Your eyes and fingerprints are about to become a crucial part of how you pay for things.

Image: YouTube

The way we live is changing fast. Every fortnight in our Future Focus series, supported by Volkswagen, we’ll look at how one aspect of everyday life could change in the coming years. This week: payments. 

“CAN I TAP?” This simple question has been at the centre of one of the biggest changes in the history of how we pay for everyday bits and pieces – and it’s just the tip of the iceberg of changes ahead.

Contactless payment came to Ireland five years ago and it has become the default way to pay for transactions under €30. And with the contactless limit possibly rising to €50 next year, its popularity could soar even further.

Even though it’s in vogue now, contactless took a while to take off in Ireland. After three years, it was only used for one in ten face-to-face transactions. But but that figure rapidly jumped to 45% last year, according to data from Visa. 

Elsewhere, contactless is even more popular. In Australia, it’s used for four out of every five transactions, while the Swedish have gone a step further. Only 2% of transactions in the Scandinavian country are made using cash, with card payments dominating.

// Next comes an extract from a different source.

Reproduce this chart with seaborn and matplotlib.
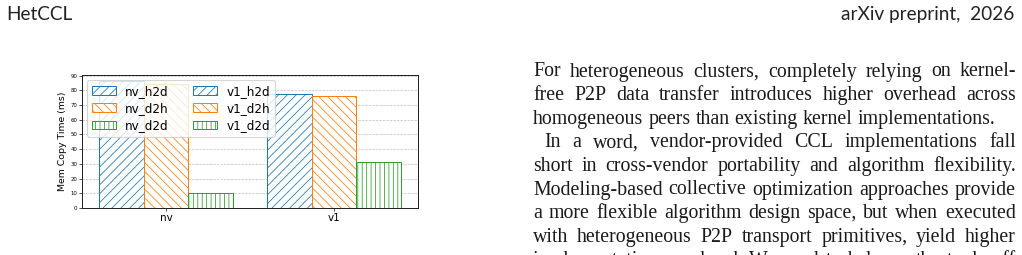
import matplotlib
matplotlib.use("Agg")
import matplotlib.pyplot as plt
from matplotlib.ticker import MultipleLocator
import seaborn as sns
import pandas as pd

# ---------------- data ----------------
platforms = ["nv", "v1"]
kinds = ["h2d", "d2h", "d2d"]
nv_times = [86.1, 84.3, 10.3]
v1_times = [77.2, 75.8, 31.5]
y_label = "Mem Copy Time (ms)"

header_left = "HetCCL"
header_right = "arXiv preprint,  2026"
body_lines = [
    "For heterogeneous clusters, completely relying on kernel-",
    "free P2P data transfer introduces higher overhead across",
    "homogeneous peers than existing kernel implementations.",
    "In a word, vendor-provided CCL implementations fall",
    "short in cross-vendor portability and algorithm flexibility.",
    "Modeling-based collective optimization approaches provide",
    "a more flexible algorithm design space, but when executed",
    "with heterogeneous P2P transport primitives, yield higher",
    "implementation overhead. We need to balance the trade-off",
]

# ---------------- figure ----------------
W, H, DPI = 1022, 255, 80
fig = plt.figure(figsize=(W / DPI, H / DPI), dpi=DPI)
plt.rcParams["hatch.linewidth"] = 0.7

def fx(x):
    return x / W

def fy(y):
    return 1 - y / H

colors = ["#1f77b4", "#ff7f0e", "#2ca02c"]
hatches = ["///", "\\\\\\", "|||"]

rows = []
for k, v in zip(kinds, nv_times):
    rows.append({"platform": "nv", "kind": k, "time": v})
for k, v in zip(kinds, v1_times):
    rows.append({"platform": "v1", "kind": k, "time": v})
df = pd.DataFrame(rows)

ax = fig.add_axes([fx(82), fy(208), (418 - 82) / W, (208 - 75) / H])
sns.barplot(data=df, x="platform", y="time", hue="kind", order=platforms,
            hue_order=kinds, palette=colors, saturation=1, ax=ax,
            legend=False, errorbar=None, width=0.8)

for cont, c, h in zip(ax.containers, colors, hatches):
    for p in cont:
        p.set_facecolor("white")
        p.set_edgecolor(c)
        p.set_hatch(h)
        p.set_linewidth(0.9)
        p.set_zorder(2)

ax.set_axisbelow(True)
ax.yaxis.grid(True, linestyle="--", color="#bbbbbb", linewidth=0.6)
ax.yaxis.set_major_locator(MultipleLocator(10))
ax.set_xlabel("")
ax.set_ylabel(y_label, fontsize=8.4, labelpad=3)
ax.tick_params(axis="y", labelsize=4.8, length=2.5, width=0.6, pad=1.5)
ax.tick_params(axis="x", labelsize=9.3, length=2.5, width=0.6, pad=2)
for s in ax.spines.values():
    s.set_linewidth(0.9)
    s.set_color("#222222")

handles = [cont[0] for cont in ax.containers] + [cont[1] for cont in ax.containers]
labels = [f"nv_{k}" for k in kinds] + [f"v1_{k}" for k in kinds]
ax.legend(handles, labels, loc="upper left", ncol=2, fontsize=10.8,
          borderaxespad=0.4, handlelength=2.0, labelspacing=0.35,
          columnspacing=2.0, borderpad=0.4)

# ---------------- page text ----------------
renderer = fig.canvas.get_renderer()

def width_of(s, family, size):
    t = fig.text(0, 0, s, family=family, fontsize=size)
    w = t.get_window_extent(renderer).width
    t.remove()
    return w

sans = ["Lato", "DejaVu Sans"]
serif = ["Liberation Serif", "DejaVu Serif"]

# header
hs = 10 * 66 / width_of(header_left, sans, 10)
fig.text(fx(6), fy(20), header_left, family=sans, fontsize=hs, va="baseline",
         color="#222222")
fig.text(fx(1014), fy(20), header_right, family=sans, fontsize=hs,
         va="baseline", ha="right", color="#222222")

# body: size so that the longest line fits the column with normal spacing
left, right = 533, 1016
indent = 11
longest = max(width_of(l, serif, 10) for l in body_lines)
bs = 10 * (right - left - 6) / longest
base0, step = 76.5, 23.6
for i, line in enumerate(body_lines):
    y = base0 + i * step
    x0 = left + (indent if i == 3 else 0)
    words = line.split(" ")
    ws = [width_of(w, serif, bs) for w in words]
    if i == 2:
        gap = width_of("a a", serif, bs) - 2 * width_of("a", serif, bs)
    else:
        gap = (right - x0 - sum(ws)) / (len(words) - 1)
    x = x0
    for w, wd in zip(words, ws):
        fig.text(fx(x), fy(y), w, family=serif, fontsize=bs, va="baseline",
                 color="#1a1a1a")
        x += wd + gap

fig.savefig("out.png", dpi=DPI)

Visa Ireland country manager Philip Konopik says it’s not just millennials driving these trends at home and abroad, all age demographics are taking part. This is why the rate of technological advances in payments are expected to become widespread even quicker.

“I think we are moving towards nearly a cashless society. Cash will always have some role to play. It’s important as a fallback as things do go wrong since no system can be ubiquitous.

Sweden is predicted to be cashless within five years. I think Ireland will get there, not in five years, but I think within 10 years is realistic. You are already seeing some merchants moving to a card-only policy. That’s a tipping point, cash becomes so expensive for merchants to manage that they decide they don’t want to accept it.

shutterstock_454100440 Source: Shutterstock/DGLimages

Extinction of cash

So the trends show cash is edging towards extinction, while the rate of change with contactless hints that people are open to new ways to pay. 

Dr Laura Bradley, banking expert and lecturer at Ulster University, says the likes of iris, fingerprint and facial scanning technology is about to change how we pay for everyday items even further. But will we be getting our eyeballs scanned to pay for a coffee, probably not.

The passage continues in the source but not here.